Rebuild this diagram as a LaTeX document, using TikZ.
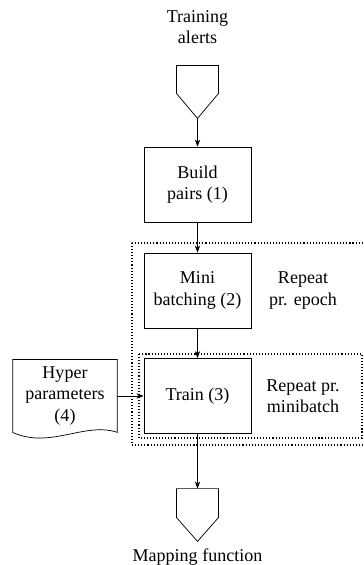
\documentclass[tikz,border=0pt]{standalone}
\usepackage{fontspec}
\setmainfont{Liberation Serif}
\usetikzlibrary{arrows.meta, calc}

\begin{document}
\begin{tikzpicture}[x=0.555pt, y=-0.555pt, >={Stealth[length=4pt,width=3pt]},
  process/.style={draw, minimum width=59.4pt, minimum height=41.6pt, align=center},
  funnel/.style={minimum width=22.8pt, minimum height=28.9pt, inner sep=0pt},
  loopbox/.style={line width=0.6pt, dash pattern=on 0.6pt off 1.1pt},
  lbl/.style={align=center}]
\useasboundingbox (0,0) rectangle (364,565);

% input alerts, funnel on top
\node[lbl] (alerts) at (197.5,27) {Training\\alerts};
\node[funnel] (src) at (197.5,92) {};
\draw (src.north west) -- (src.north east) -- ($(src.north east)+(0,28)$) -- (src.south) -- ($(src.north west)+(0,28)$) -- cycle;

% main chain of steps
\node[process] (pairs) at (197.5,184.5) {Build\\pairs (1)};
\node[process] (batch) at (197.5,290.5) {Mini\\batching (2)};
\node[process] (train) at (197.5,396) {Train (3)};

% output funnel and its text
\node[funnel] (sink) at (197.5,515) {};
\draw (sink.north west) -- (sink.north east) -- ($(sink.north east)+(0,29)$) -- (sink.south) -- ($(sink.north west)+(0,29)$) -- cycle;
\node[lbl] (mapping) at (197.5,557) {Mapping function};

% hyper parameters, document with a wavy bottom
\node[lbl, minimum width=57.7pt, minimum height=40pt] (hyper) at (65,396) {Hyper\\parameters\\(4)};
\draw (hyper.north west) -- (hyper.north east) -- (hyper.south east) .. controls +(-32,-11) and +(37,17) .. (hyper.south west) -- cycle;

% repeat loops (outer one runs past the right edge)
\draw[loopbox] (132,243) rectangle (367,445);
\draw[loopbox] (139,354) rectangle (362,438);
\node[lbl] (epochlbl) at (303,290.5) {Repeat\\pr. epoch};
\node[lbl] (batchlbl) at (303,396) {Repeat pr.\\minibatch};

\draw[->] (src.south) -- (pairs);
\draw[->] (pairs) -- (batch);
\draw[->] (batch) -- (train);
\draw[->] (train) -- (sink.north);
\draw[->] (hyper) -- (train);

\end{tikzpicture}
\end{document}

-=-=-

**GIVEN TASK**. Starting at the top of the listing above, reproduce each line up to and including the one with "(train) at (197.5,396)"; omit the pictures.

**RESPONSE TO THE EXERCISE**.
Rebuild this diagram as a LaTeX document, using TikZ.
\documentclass[tikz,border=0pt]{standalone}
\usepackage{fontspec}
\setmainfont{Liberation Serif}
\usetikzlibrary{arrows.meta, calc}

\begin{document}
\begin{tikzpicture}[x=0.555pt, y=-0.555pt, >={Stealth[length=4pt,width=3pt]},
  process/.style={draw, minimum width=59.4pt, minimum height=41.6pt, align=center},
  funnel/.style={minimum width=22.8pt, minimum height=28.9pt, inner sep=0pt},
  loopbox/.style={line width=0.6pt, dash pattern=on 0.6pt off 1.1pt},
  lbl/.style={align=center}]
\useasboundingbox (0,0) rectangle (364,565);

% input alerts, funnel on top
\node[lbl] (alerts) at (197.5,27) {Training\\alerts};
\node[funnel] (src) at (197.5,92) {};
\draw (src.north west) -- (src.north east) -- ($(src.north east)+(0,28)$) -- (src.south) -- ($(src.north west)+(0,28)$) -- cycle;

% main chain of steps
\node[process] (pairs) at (197.5,184.5) {Build\\pairs (1)};
\node[process] (batch) at (197.5,290.5) {Mini\\batching (2)};
\node[process] (train) at (197.5,396) {Train (3)};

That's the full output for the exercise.